Paying bloggers is “not our financial model,” The Huffington Post’s co-founder Ken Lerer told USA Today. What a profitable business that must be.
The Huffington Post is a popular liberal blog site named for Arianna Huffington, a pundit and power broker in the celebrity-industrial complex. Huffington is also very smart. After all, she has 1,800 contributors typing their little fingers off for no money while sending the Web site’s ad revenue and $10 million in funding into other pockets.
The concept is ingenious: Huffington gives her Hollywood pals a stage on which to strut their political opinions. (Few newspapers care what Alec Baldwin thinks about Iran.) The armies of ordinary scriveners are paid in trickledown glamour. It’s “Blogging With the Stars.”
The Huffington Post is not exactly a charity. As Lerer said, “You can build a brand in a year or two — just look at MySpace and Facebook.” As we know, MySpace sold two years ago for $580 million, and Microsoft recently bought a tiny piece of Facebook for $250 million.
Speaking of which, about 1,500 Facebook users are now posting their own ads. That goes against Facebook policy. The social networking Web site says it doesn’t want the users’ profiles to look “cluttered,” but we know better. Facebook wants the ad revenues all for itself. It’s that great business model: The bloggers provide free content, and Facebook collects the mega-millions.
Like most political blogs, the “news” on The Huffington Post is merely links to newspapers, TV stations and other organizations that actually pay their creators. Without the serf-written blogs, the site would be worth next to zero.
Being very left-wing, The Huffington Post provides a daily damnation of top-hatted capitalists oppressing the toiling masses. Imagine obtaining such content from slave labor. Business schools will be studying this example for years.

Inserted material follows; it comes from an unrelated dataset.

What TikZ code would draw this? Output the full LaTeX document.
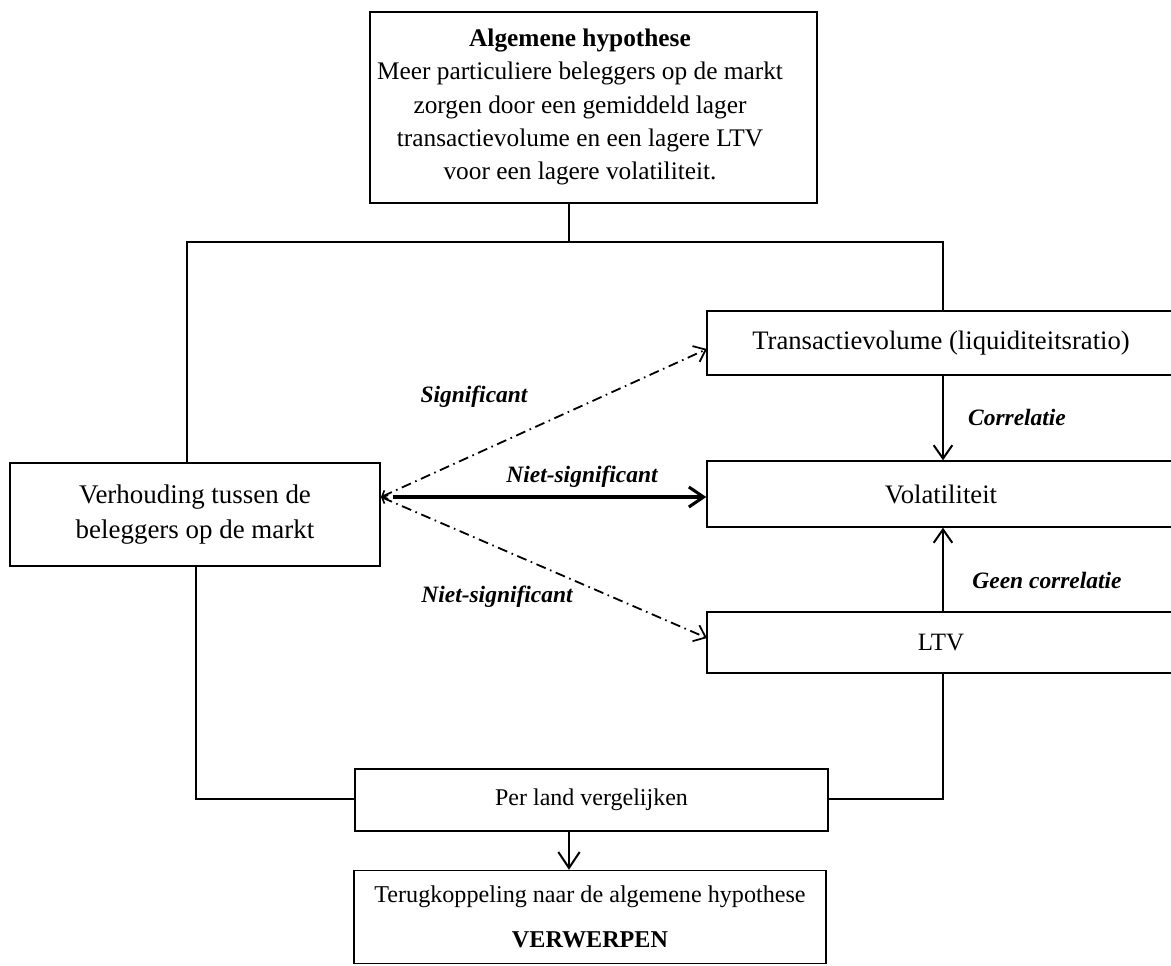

I’m not making this up. Just as The Huffington Post expressed its resolve not to compensate writers, one of the bloggers posted an item headlined “Greed Is Good: How Big Media Wants To Steal From Its Workers.”
The unremunerated author was Jonathan Tasini, and the subject was the Hollywood writers strike. As Tasini bitterly put it, “(T)his fight is a classic example of unadulterated greed of the few trying to triumph over the very people who made the few (TV and movie studios) fabulously wealthy.”
The writers’ issue, by the way, is getting a cut of digital media revenues. And so here’s a blogger within the vitreous House of Huffington throwing such verbal stones as “Big Media argues that, poor souls that they are, it can’t afford to pay more because its business models for New Media are uncertain and it needs the increased revenues to offset ‘other costs.’”
According to his bio, Tasini was president of, of all things, the National Writers Union. And he is immensely proud of his successful U.S. Supreme Court case against The New York Times. The newspaper’s offense was not paying freelancers extra when it recycled their work in new media. At least the Times paid them once.
I also am not making this up: In a highly flattering interview with Arianna Huffington found on Wired.com, “journalist” David Weinberger notes the remarkable coincidence that “(he) actually posted (his) first post at Huffington Post about an hour ago.”
No problem, Huffington reassures him. “And since, of course, no money has passed hands, and you have not been paid anything, I think the conflict of interest is vastly diminished.” Ain’t new media grand?
The Writers Guild of America, which represents the Hollywood writers, wants to expand its ranks to include providers of original Internet content. What a capital idea. The pickets should have no trouble finding their next address.